**Description of the task:**
The required output is a word-for-word copy of the lines from the line bearing "Recreate this image" through the line bearing "const yStep = 200;", inclusive, and no other lines.

**Data records:**
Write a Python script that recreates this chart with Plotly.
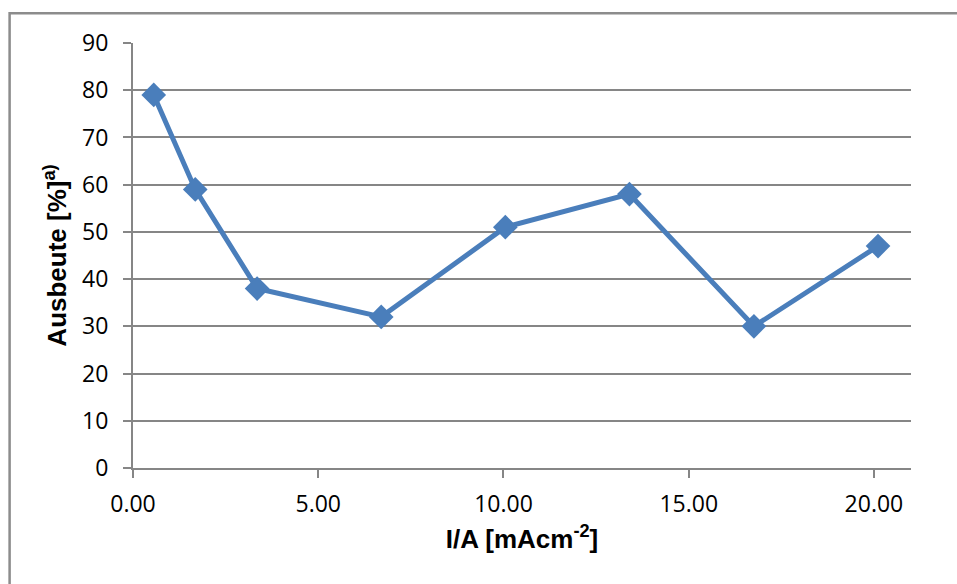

==

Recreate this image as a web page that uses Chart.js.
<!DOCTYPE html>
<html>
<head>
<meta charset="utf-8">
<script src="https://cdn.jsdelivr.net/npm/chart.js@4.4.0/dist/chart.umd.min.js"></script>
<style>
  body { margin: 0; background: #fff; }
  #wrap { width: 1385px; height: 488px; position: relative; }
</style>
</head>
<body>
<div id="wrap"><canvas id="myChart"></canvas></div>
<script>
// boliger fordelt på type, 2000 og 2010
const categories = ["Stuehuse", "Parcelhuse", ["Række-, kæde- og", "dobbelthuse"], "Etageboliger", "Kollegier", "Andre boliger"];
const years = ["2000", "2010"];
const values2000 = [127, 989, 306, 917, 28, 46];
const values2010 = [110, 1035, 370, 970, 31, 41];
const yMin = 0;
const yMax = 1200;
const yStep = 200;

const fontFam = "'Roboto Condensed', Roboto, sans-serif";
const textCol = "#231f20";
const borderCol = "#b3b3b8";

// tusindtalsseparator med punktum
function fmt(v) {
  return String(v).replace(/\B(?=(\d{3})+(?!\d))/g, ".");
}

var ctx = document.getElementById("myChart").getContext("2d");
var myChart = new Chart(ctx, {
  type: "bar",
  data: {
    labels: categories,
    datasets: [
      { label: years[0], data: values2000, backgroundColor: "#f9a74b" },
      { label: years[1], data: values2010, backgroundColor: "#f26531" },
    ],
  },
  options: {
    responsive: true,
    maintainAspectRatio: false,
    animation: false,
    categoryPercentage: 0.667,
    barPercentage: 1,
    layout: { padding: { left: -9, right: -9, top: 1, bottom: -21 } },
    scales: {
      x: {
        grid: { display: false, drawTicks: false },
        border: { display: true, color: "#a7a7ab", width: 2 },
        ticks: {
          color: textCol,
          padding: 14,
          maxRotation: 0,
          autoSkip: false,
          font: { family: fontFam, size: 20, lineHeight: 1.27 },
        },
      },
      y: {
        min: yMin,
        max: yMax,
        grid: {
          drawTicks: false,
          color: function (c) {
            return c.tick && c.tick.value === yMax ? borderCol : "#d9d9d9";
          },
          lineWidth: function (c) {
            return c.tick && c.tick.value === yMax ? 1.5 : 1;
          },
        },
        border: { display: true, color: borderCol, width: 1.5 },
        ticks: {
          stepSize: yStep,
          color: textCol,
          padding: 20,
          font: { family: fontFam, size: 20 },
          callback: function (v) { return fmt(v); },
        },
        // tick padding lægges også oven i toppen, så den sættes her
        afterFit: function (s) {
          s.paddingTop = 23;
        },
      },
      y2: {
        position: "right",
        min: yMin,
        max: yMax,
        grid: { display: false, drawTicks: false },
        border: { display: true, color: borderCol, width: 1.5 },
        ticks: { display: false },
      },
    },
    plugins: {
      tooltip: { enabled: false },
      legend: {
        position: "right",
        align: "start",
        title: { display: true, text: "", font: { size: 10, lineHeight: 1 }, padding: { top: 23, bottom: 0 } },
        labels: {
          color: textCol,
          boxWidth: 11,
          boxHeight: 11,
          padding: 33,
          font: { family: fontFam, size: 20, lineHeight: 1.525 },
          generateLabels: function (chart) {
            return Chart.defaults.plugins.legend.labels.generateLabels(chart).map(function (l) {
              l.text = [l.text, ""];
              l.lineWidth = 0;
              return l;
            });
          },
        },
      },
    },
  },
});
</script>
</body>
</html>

**Result of this exercise:**
Recreate this image as a web page that uses Chart.js.
<!DOCTYPE html>
<html>
<head>
<meta charset="utf-8">
<script src="https://cdn.jsdelivr.net/npm/chart.js@4.4.0/dist/chart.umd.min.js"></script>
<style>
  body { margin: 0; background: #fff; }
  #wrap { width: 1385px; height: 488px; position: relative; }
</style>
</head>
<body>
<div id="wrap"><canvas id="myChart"></canvas></div>
<script>
// boliger fordelt på type, 2000 og 2010
const categories = ["Stuehuse", "Parcelhuse", ["Række-, kæde- og", "dobbelthuse"], "Etageboliger", "Kollegier", "Andre boliger"];
const years = ["2000", "2010"];
const values2000 = [127, 989, 306, 917, 28, 46];
const values2010 = [110, 1035, 370, 970, 31, 41];
const yMin = 0;
const yMax = 1200;
const yStep = 200;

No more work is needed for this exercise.